20110408

Moving Costs down the Income Ladder

I've been hearing about Rep Ryan's budget proposal that would, among other things, eliminate Medicare.

I guess it's pretty typical for a Republican proposal: push as many costs as possible off of the government and onto the poor and working class.

In this case, it's ending Medicare and replacing it with a voucher plan. This is projected to save $5.8T over the next ten years, because the vouchers allowed can be set at a constant value over those ten years. Of course, that $5.8T will still need to be paid (and since Medicare's rates are lower than the rates for private insurance, the true amount will go up), and who will pay it. It will be everyone on Medicare. And of course every one of those people will have their share of the $6T or so to pay. Of course.

So this attempts to push the cost off onto the patients.

Who, mostly, will not be able to pay it. So the costs will be pushed back onto government when these people are coming into the emergency rooms for life-extending measures when they can't afford them. Or onto their kids. Yeah, that's an improvement.

And that's ignoring the GOP attempts to repeal the recent healthcare bill, which outlaws denials of insurance based on pre-existing conditions. If the repeal effort succeeded (it can't, for the foreseeable future, but stay with me for a minute, now), what happens to all those currently on Medicare who have pre-existing conditions? How many people on Medicare don't have something that can't be considered a pre-existing condition? I'm going to go out on a limb, here, and guess that it's significantly less than 10% of them.

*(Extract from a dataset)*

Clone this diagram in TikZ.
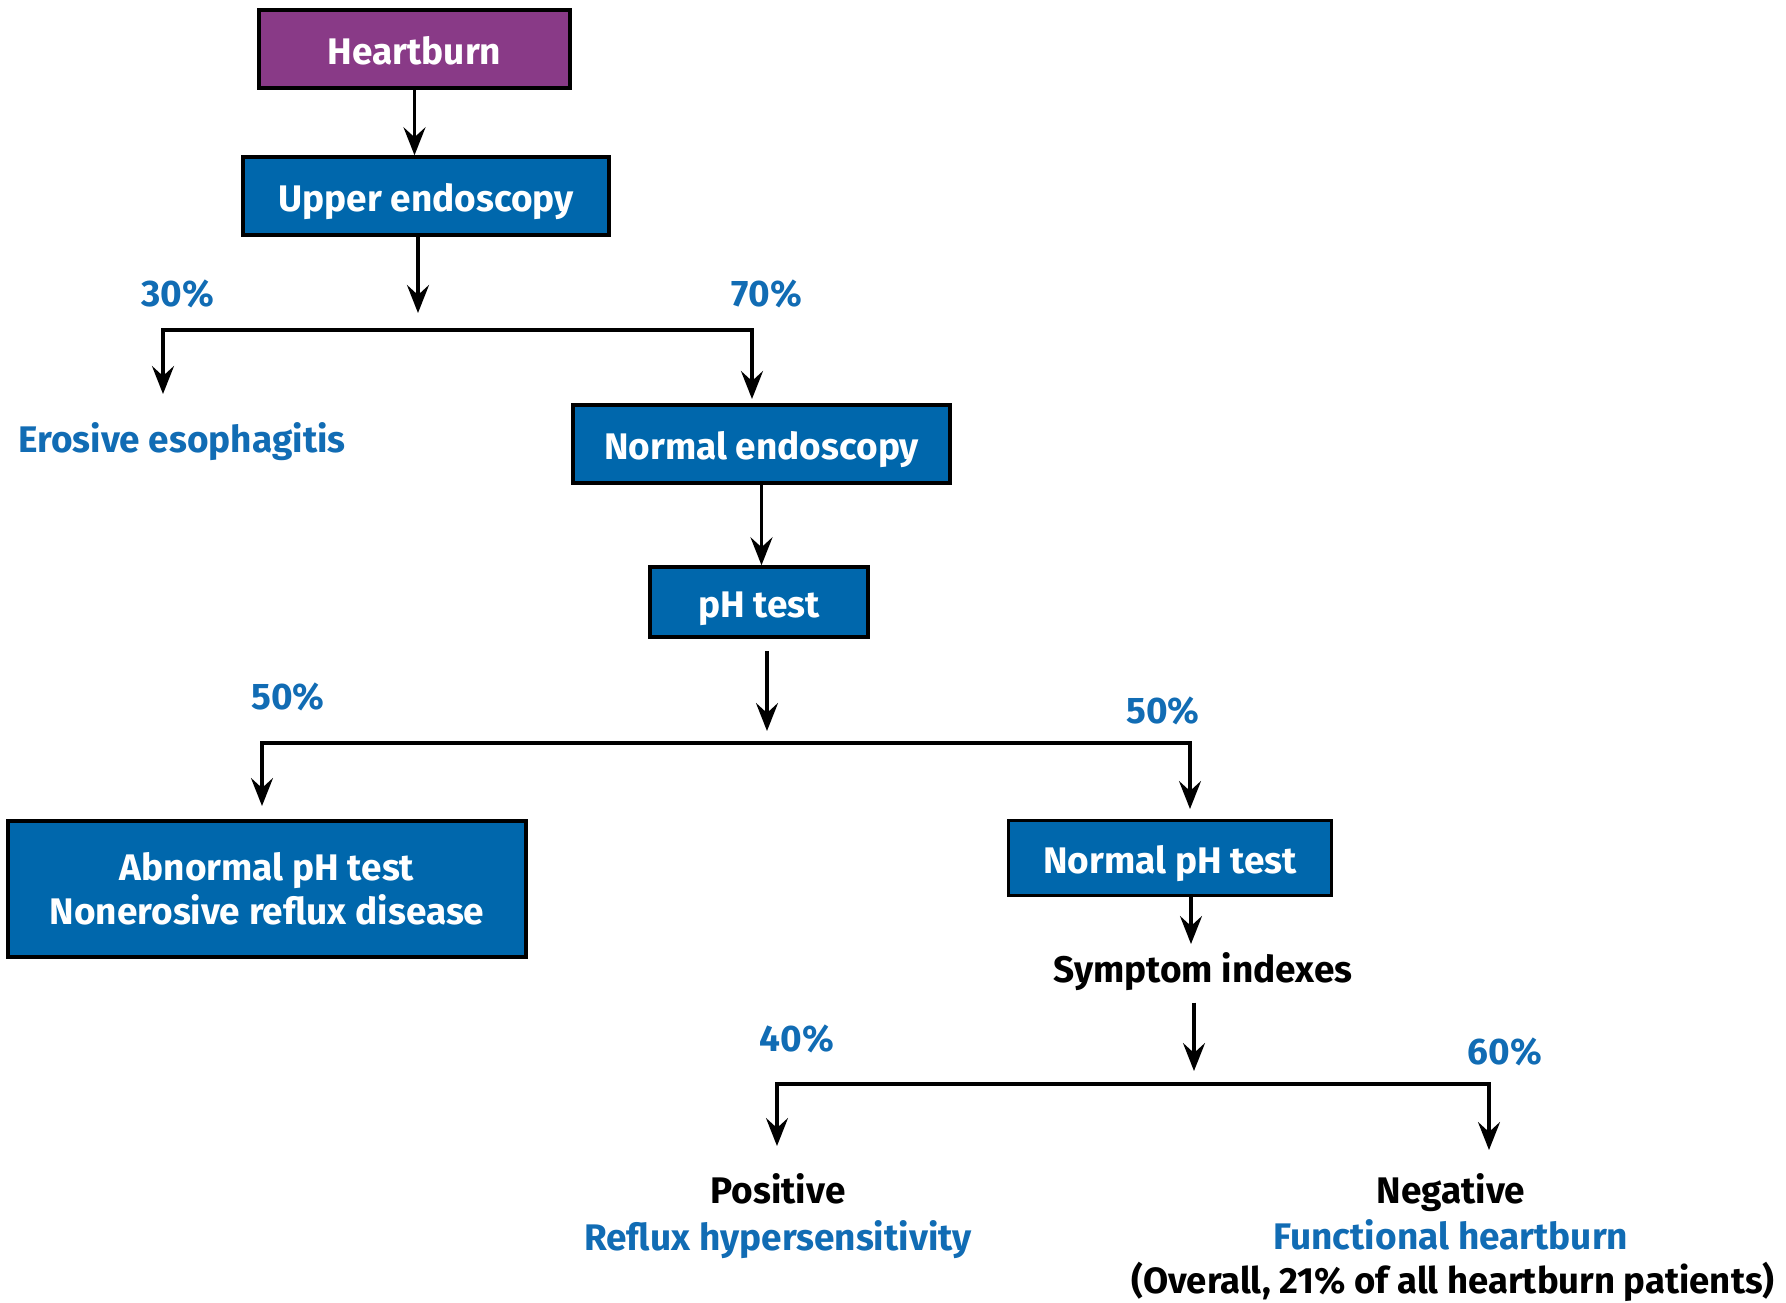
\documentclass[tikz,border=0pt]{standalone}
\usepackage{fontspec}
\setmainfont{Fira Sans}
\usetikzlibrary{arrows.meta}
\definecolor{boxblue}{RGB}{0,103,172}
\definecolor{txtblue}{RGB}{17,108,180}
\definecolor{hbpurple}{RGB}{137,58,135}
\tikzset{
  bigfont/.style={font=\fontsize{37}{44}\selectfont\bfseries},
  onerow/.style={text height=30pt, text depth=0pt},
  fbox/.style={draw=black, line width=3.5pt, fill=boxblue, text=white,
    bigfont, inner sep=0pt, align=center},
  lbl/.style={text=txtblue, bigfont, inner sep=0pt, text height=27pt, text depth=8pt},
  blk/.style={text=black, bigfont, inner sep=0pt, text height=27pt, text depth=8pt},
  arr/.style={line width=3.4pt, -{Stealth[length=28pt,width=22pt,inset=10pt]}},
}
\begin{document}
\begin{tikzpicture}[x=1pt,y=-1pt]
\useasboundingbox (0,0) rectangle (1786,1302);
% boxes
\node[fbox, onerow, fill=hbpurple, minimum width=311pt, minimum height=78pt] (hb) at (414.5,49) {Heartburn};
\node[fbox, onerow, minimum width=366pt, minimum height=78pt] (up) at (426,196) {Upper endoscopy};
\node[fbox, onerow, minimum width=377pt, minimum height=78pt] (ne) at (761.5,444) {Normal endoscopy};
\node[fbox, onerow, minimum width=218pt, minimum height=70pt] (ph) at (759,602) {pH test};
\node[fbox, minimum width=518pt, minimum height=136pt] (ab) at (267,889) {Abnormal pH test\\Nonerosive reflux disease};
\node[fbox, onerow, minimum width=323pt, minimum height=75pt] (np) at (1170,858) {Normal pH test};
% texts
\node[lbl] (p30) at (178,297) {30\%};
\node[lbl] (p70) at (767,297) {70\%};
\node[lbl] (ero) at (182,443) {Erosive esophagitis};
\node[lbl] (p50a) at (288,700) {50\%};
\node[lbl] (p50b) at (1163,714) {50\%};
\node[blk] (sym) at (1203,973) {Symptom indexes};
\node[lbl] (p40) at (797,1042) {40\%};
\node[lbl] (p60) at (1505,1055) {60\%};
\node[blk] (pos) at (778,1194) {Positive};
\node[lbl] (rh) at (778,1241) {Reflux hypersensitivity};
\node[blk] (neg) at (1451,1194) {Negative};
\node[lbl] (fh) at (1451,1240) {Functional heartburn};
\node[blk, font=\fontsize{36.5}{44}\selectfont\bfseries] (ov) at (1453,1284) {(Overall, 21\% of all heartburn patients)};
% coordinates
\coordinate (t1) at (418,313);
\coordinate (b1) at (418,330);
\coordinate (d1L) at (163,394);
\coordinate (d1R) at (752,399);
\coordinate (t2) at (767,731);
\coordinate (b2) at (767,743);
\coordinate (d2L) at (262,806);
\coordinate (d2R) at (1190,809);
\coordinate (t4) at (1191,944);
\coordinate (t3) at (1194,1071);
\coordinate (b3) at (1194,1084);
\coordinate (d3L) at (777,1146);
\coordinate (d3R) at (1489,1150);
% connectors
\draw[arr] (hb.south) -- (hb.south |- up.north);
\draw[arr] (up.south -| t1) -- (t1);
\draw[arr] (b1) -| (d1L);
\draw[arr] (b1) -| (d1R);
\draw[arr] (ne.south) -- (ne.south |- ph.north);
\draw[arr] (ph.south -| t2) ++(0,12) -- (t2);
\draw[arr] (b2) -| (d2L);
\draw[arr] (b2) -| (d2R);
\draw[arr] (np.south -| t4) -- (t4);
\draw[arr] (sym.south -| t3) ++(0,12) -- (t3);
\draw[arr] (b3) -| (d3L);
\draw[arr] (b3) -| (d3R);
\end{tikzpicture}
\end{document}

So what good are the vouchers if you can't get insurance to begin with?

Granted, that lowers the government's initial obligation catastrophically, but it also results in a lot of dead people.

Having a heart, here, is actually good for the country. Keeping people alive, even if they're past working age, is still good for the nation.

And I've ignored another issue: jobs.

And I wrote the rest of this before seeing Krugman's take, but that backs up some of what I posited.